Is the part actually 55.00cm x 48.00 cm exactly? The reason I ask is that the US and Britain did not build items using Metric measurements during WWII.
55cm x 48cm converted to inches is 21.653" x 18.897" which would be a very odd measurement size for the US or Britain to use for production purposes.
Can you measure the part as accurately as possible in inches?

If the part is actually 55cm x 48cm, perhaps it has a German origin?
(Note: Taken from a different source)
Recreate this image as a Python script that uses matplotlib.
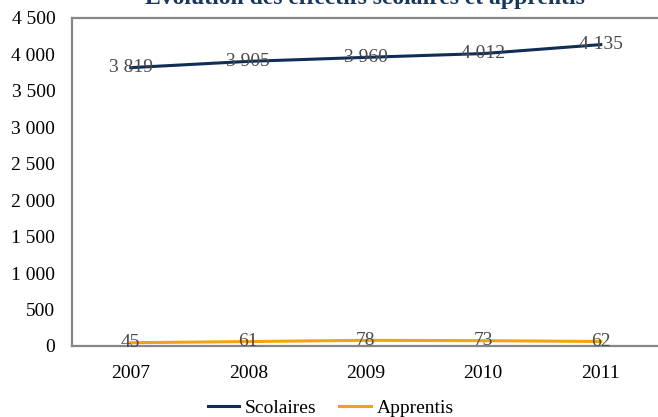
import matplotlib.pyplot as plt
from matplotlib.ticker import FuncFormatter

years = ['2007', '2008', '2009', '2010', '2011']
scolaires = [3819, 3905, 3960, 4012, 4135]
apprentis = [45, 61, 78, 73, 62]

navy = '#0F2D55'
orange = '#F2A30F'
grey = '#868686'
txt = '#4A4A4A'

plt.rcParams['font.family'] = ['Liberation Serif', 'DejaVu Serif']

def fmt(v):
    return '{:,}'.format(int(v)).replace(',', ' ')

fig = plt.figure(figsize=(6.58, 4.17), dpi=100)
ax = fig.add_axes([72 / 658, 1 - 346 / 417, (659.5 - 72) / 658, 328 / 417])

x = range(len(years))
ax.plot(x, scolaires, color=navy, lw=2.2, label='Scolaires', clip_on=False)
ax.plot(x, apprentis, color=orange, lw=2.2, label='Apprentis', clip_on=False)

for i, v in enumerate(scolaires):
    ax.text(i, v, fmt(v), ha='center', va='center', fontsize=14, color=txt)
for i, v in enumerate(apprentis):
    ax.text(i, v, fmt(v), ha='center', va='center', fontsize=14, color=txt)

ax.set_xlim(-0.5, 4.5)
ax.set_ylim(0, 4500)
ax.set_yticks(range(0, 4501, 500))
ax.yaxis.set_major_formatter(FuncFormatter(lambda v, p: fmt(v)))
ax.set_xticks(list(x))
ax.set_xticklabels(years)
ax.tick_params(length=0, labelsize=14, labelcolor='black')
ax.tick_params(axis='x', pad=14)
ax.tick_params(axis='y', pad=12)

for s in ['left', 'top', 'bottom']:
    ax.spines[s].set_color(grey)
    ax.spines[s].set_linewidth(1.6)
ax.spines['right'].set_visible(False)

# title sits mostly above the image edge, as in the original
fig.text(365 / 658, 1 - 4 / 417, 'Évolution des effectifs scolaires et apprentis',
         ha='center', va='baseline', fontsize=17, fontweight='bold', color='#17375E')

ax.legend(loc='center', bbox_to_anchor=(0.44, -0.19), ncol=2, frameon=False,
          fontsize=14, handlelength=1.6, handletextpad=0.3, columnspacing=1.2)

fig.savefig('out.png', dpi=100)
Interesting theory! Yes, the measurement are correct and exact. The thickness are also correct in the present state, but here it might be a missing "layer"? The piece is really "bruised and battered" and the original thickness might (?) have been slightly thicker.
 
I wonder if it isn't from an HE-111. Those things were COVERED with window panels, both on the nose and on the fuselage, a number of which were about that size and slightly curved. In this image, I'm looking at the center panel in the center row, the row that matches up with the green fuselage and has a blue (or partly blue) frame piece below it. It might not be that one, but there are quite a few other candidates to choose from.

He111-nose-v.jpg




-Irish
 
I wonder if it isn't from an HE-111. Those things were COVERED with window panels, both on the nose and on the fuselage, a number of which were about that size and slightly curved. In this image, I'm looking at the center panel in the center row, the row that matches up with the green fuselage and has a blue (or partly blue) frame piece below it. It might not be that one, but there are quite a few other candidates to choose from.-Irish

View attachment 570636
Yes, I agree! But the window is "extremely" heavy and massive, "bulletproof".... Were cockpit and frontal windows, on bombers for example, usually this massive and thick? Quite a heavy construction?